The thickness of the pry arms 14 and 16 increases from thin insertion arm tips 26 and 28 to the maximum thickness of the handle 12. The upper surface of arm 16 includes a lead-in ramp 30 adjacent end 28, a flat surface 32 extending from the lead-in ramp toward handle 12, and a steep ramp surface 34 extending from the end of the flat surface to a raised flat surface 36 which is an extension of the upper surface of handle 12.
The upper ramp surface 38 of arm 14 slopes upwardly from narrow insertion tip 26 to a raised flat surface 40 which is an extension of the top surface of handle 12. Surface 38 includes a plurality of transverse step teeth 42 each defined by the intersection of a short rise surface 44 and a horizontal step surface 46. As shown in FIG. 3, the top tooth 42 of arm 14 is located opposite the top of the steep ramp 34 of arm 16 and surfaces 36 and 40 extend outwardly an appreciable distance beyond the bottom of slot 18. As shown in FIG. 2, the flat bottom surface 48 of puller 12 extends from the handle and along the bottoms of the arms 14 and 16.
Cork puller 10 is used to remove or pull champagne-like corks from bottles. FIG. 2 illustrates such a cork 50 fitted within the top of bottle 52. The cork includes an expanded head 54 which extends over the bottle lip 56 and a stem or plug 58 which is tightly fitted within the mouth 60 of the bottle. When the cork is fully seated the head rests flush on the lip.

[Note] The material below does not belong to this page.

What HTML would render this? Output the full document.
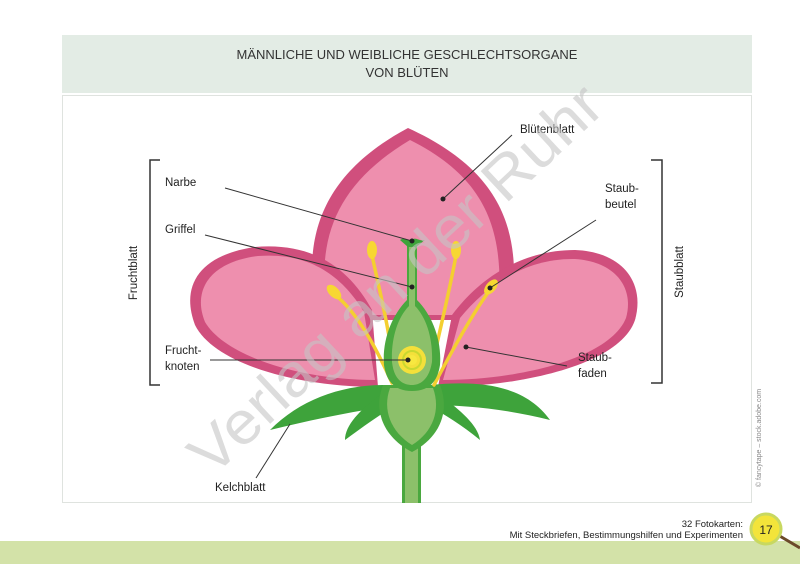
<!DOCTYPE html>
<html><head><meta charset="utf-8"><style>
html,body{margin:0;padding:0;background:#fff;}
svg{display:block;font-family:"Liberation Sans",sans-serif;}
</style></head><body>
<svg width="800" height="564" viewBox="0 0 800 564" xmlns="http://www.w3.org/2000/svg">
<rect width="800" height="564" fill="#fff"/>
<rect x="62" y="35" width="690" height="58" fill="#e3ece5"/>
<text x="407" y="59" font-size="13" text-anchor="middle" fill="#333">MÄNNLICHE UND WEIBLICHE GESCHLECHTSORGANE</text>
<text x="407" y="77" font-size="13" text-anchor="middle" fill="#333">VON BLÜTEN</text>
<rect x="62.5" y="95.5" width="689" height="407" fill="#fff" stroke="#dfe3df"/>
<!-- back petal -->
<path d="M318,320 C300,240 320,175 408,128 C500,170 525,230 510,320 Z" fill="#d04f7d"/>
<path d="M328,315 C315,240 335,185 410,140 C490,180 505,235 498,315 Z" fill="#ee8fae"/>
<!-- left petal -->
<path d="M378,387 C300,387 215,365 195,325 C180,285 200,255 255,247 C315,242 350,270 372,310 Z" fill="#d04f7d"/>
<path d="M375,380 C300,380 225,356 205,322 C192,290 210,262 258,256 C310,252 342,276 364,312 Z" fill="#ee8fae"/>
<!-- right petal -->
<path d="M438,387 C520,387 620,365 635,320 C645,285 625,252 575,250 C520,250 478,280 452,315 Z" fill="#d04f7d"/>
<path d="M443,380 C520,380 610,358 626,318 C634,290 618,262 575,259 C525,258 486,286 460,318 Z" fill="#ee8fae"/>
<!-- sepals -->
<path d="M385,385 C340,385 300,400 270,430 C310,420 350,412 395,405 Z" fill="#3ea33b"/>
<path d="M430,385 C480,380 525,385 550,420 C510,410 470,405 425,405 Z" fill="#3ea33b"/>
<path d="M380,395 C360,410 345,425 345,440 C365,425 380,415 395,405 Z" fill="#3ea33b"/>
<path d="M440,395 C460,410 478,425 480,440 C462,425 445,415 428,405 Z" fill="#3ea33b"/>
<!-- stem -->
<rect x="404" y="430" width="15" height="73" fill="#8cc06a"/>
<rect x="402" y="430" width="3" height="73" fill="#4aa83f"/>
<rect x="418" y="430" width="3" height="73" fill="#4aa83f"/>
<!-- receptacle -->
<path d="M383,385 C373,410 383,437 412,452 C441,437 450,410 440,385 Z" fill="#4aa83f"/>
<path d="M390,388 C382,410 391,432 412,445 C433,432 441,410 433,388 Z" fill="#8cc06a"/>
<!-- filaments -->
<g stroke="#f4cf30" stroke-width="3.5" fill="none" stroke-linecap="round">
<path d="M392,383 C375,345 355,310 335,295"/>
<path d="M396,383 C390,330 377,280 372,255"/>
<path d="M428,383 C440,330 452,280 456,255"/>
<path d="M434,385 C455,345 475,310 490,290"/>
</g>
<g fill="#f7d732">
<ellipse cx="334" cy="292" rx="5" ry="9" transform="rotate(-45 334 292)"/>
<ellipse cx="372" cy="250" rx="5" ry="9"/>
<ellipse cx="456" cy="250" rx="5" ry="9"/>
<ellipse cx="491" cy="287" rx="5" ry="9" transform="rotate(40 491 287)"/>
</g>
<!-- pistil -->
<path d="M407,245 L417,245 L417,300 C432,315 442,340 440,365 C437,385 426,391 412,391 C398,391 387,385 384,365 C382,340 392,315 407,300 Z" fill="#4aa83f"/>
<path d="M409,245 L415,245 L415,306 C427,318 433,340 432,362 C429,380 420,385 412,385 C403,385 394,380 392,362 C391,340 397,318 409,306 Z" fill="#8cc06a"/>
<circle cx="412" cy="360" r="14" fill="#f4e03a"/>
<circle cx="412" cy="360" r="9" fill="none" stroke="#c9d830" stroke-width="2"/>
<circle cx="412" cy="360" r="5" fill="#f7e840"/>
<path d="M400,240 C405,236 410,242 412,240 C415,236 420,242 425,240 L416,247 L408,247 Z" fill="#3ea33b"/>
<!-- leader lines -->
<g stroke="#333" stroke-width="1">
<line x1="225" y1="188" x2="412" y2="241"/>
<line x1="205" y1="235" x2="412" y2="287"/>
<line x1="210" y1="360" x2="408" y2="360"/>
<line x1="256" y1="478" x2="290" y2="424"/>
<line x1="512" y1="135" x2="443" y2="199"/>
<line x1="596" y1="220" x2="490" y2="288"/>
<line x1="567" y1="366" x2="466" y2="347"/>
</g>
<g fill="#222">
<circle cx="412" cy="241" r="2.5"/><circle cx="412" cy="287" r="2.5"/><circle cx="408" cy="360" r="2.5"/>
<circle cx="443" cy="199" r="2.5"/><circle cx="490" cy="288" r="2.5"/><circle cx="466" cy="347" r="2.5"/>
</g>
<!-- brackets -->
<path d="M160,160 H150 V385 H160" fill="none" stroke="#333" stroke-width="1.5"/>
<path d="M651,160 H662 V383 H651" fill="none" stroke="#333" stroke-width="1.5"/>
<g font-size="11.5" fill="#222">
<text x="165" y="186">Narbe</text>
<text x="165" y="233">Griffel</text>
<text x="165" y="354">Frucht-</text>
<text x="165" y="370">knoten</text>
<text x="215" y="491">Kelchblatt</text>
<text x="520" y="133">Blütenblatt</text>
<text x="605" y="192">Staub-</text>
<text x="605" y="208">beutel</text>
<text x="578" y="361">Staub-</text>
<text x="578" y="377">faden</text>
<text transform="translate(137,273) rotate(-90)" text-anchor="middle">Fruchtblatt</text>
<text transform="translate(683,272) rotate(-90)" text-anchor="middle">Staubblatt</text>
</g>
<text transform="translate(761,438) rotate(-90)" text-anchor="middle" font-size="7" fill="#888">© fancytape – stock.adobe.com</text>
<!-- watermark -->
<text transform="translate(212,478) rotate(-43)" font-size="60" fill="#c4c4c4" fill-opacity="0.6" textLength="540" lengthAdjust="spacingAndGlyphs">Verlag an der Ruhr</text>
<!-- footer -->
<rect x="0" y="541" width="800" height="23" fill="#d3e2a8"/>
<text x="743" y="527" font-size="9.5" text-anchor="end" fill="#222">32 Fotokarten:</text>
<text x="743" y="538" font-size="9.5" text-anchor="end" fill="#222">Mit Steckbriefen, Bestimmungshilfen und Experimenten</text>
<line x1="778" y1="535" x2="800" y2="548" stroke="#6b4a2a" stroke-width="3"/>
<circle cx="766" cy="529" r="15" fill="#f3e43a" stroke="#c8d860" stroke-width="3"/>
<text x="766" y="534" font-size="12" text-anchor="middle" fill="#222">17</text>
</svg>
</body></html>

Drawing of the cork is achieved by first piloting the arm tips 26 and 28 between the bottle lip and the head of the cork and then pushing the puller 10 further toward the bottle as indicated by arrow 62 in FIG. 3. As the puller is forced toward the bottle, the arms bottom on the bottle lip 56 and teeth 42 on arm 14 engage the head of the cork and draw the cork directly outwardly of the bottle as indicated by arrow 64. At the same time, the teeth 42 bite into the bottom of one side of the cork head thereby exerting a torque on the cork so that the cork is rotated in the direction of arrow 66 shown in FIGS. 2 and 3.
The cork is lifted and rotated simultaneously in the direction of arrows 64 and 66 as the puller is inserted. In this way the cork is effectively started and partially withdrawn from its initial seated position. Manipulation of the puller gradually withdraws cork 50 outwardly of the bottle 52 thereby increasing spacing between the cork head 54 and lip 56. During initial pulling the head is moved free of surface 32, thereby avoiding frictional contact engagement with surface 32 of puller arm 16 which would tend to counteract the torque exerted on the cork by teeth 42.
Further drawing of the cork may be achieved by reinserting, prying and rotating the puller so that the cork is fully drawn or drawn sufficiently to enable the pulling to be completed manually. During final pulling head of the cork is withdrawn sufficiently to permit bottoming of the stem in the slot 18 so that the cork head engages surfaces 36 and 40 and the full thickness of the puller may be used to pry the remainder of the cork from the bottle.
While I have illustrated and described a preferred embodiment of my invention, it is understood that this is capable of modification, and I therefore do not wish to be limited to the precise details set forth, but desire to avail myself to such changes and alterations as fall within the purview of the following claims.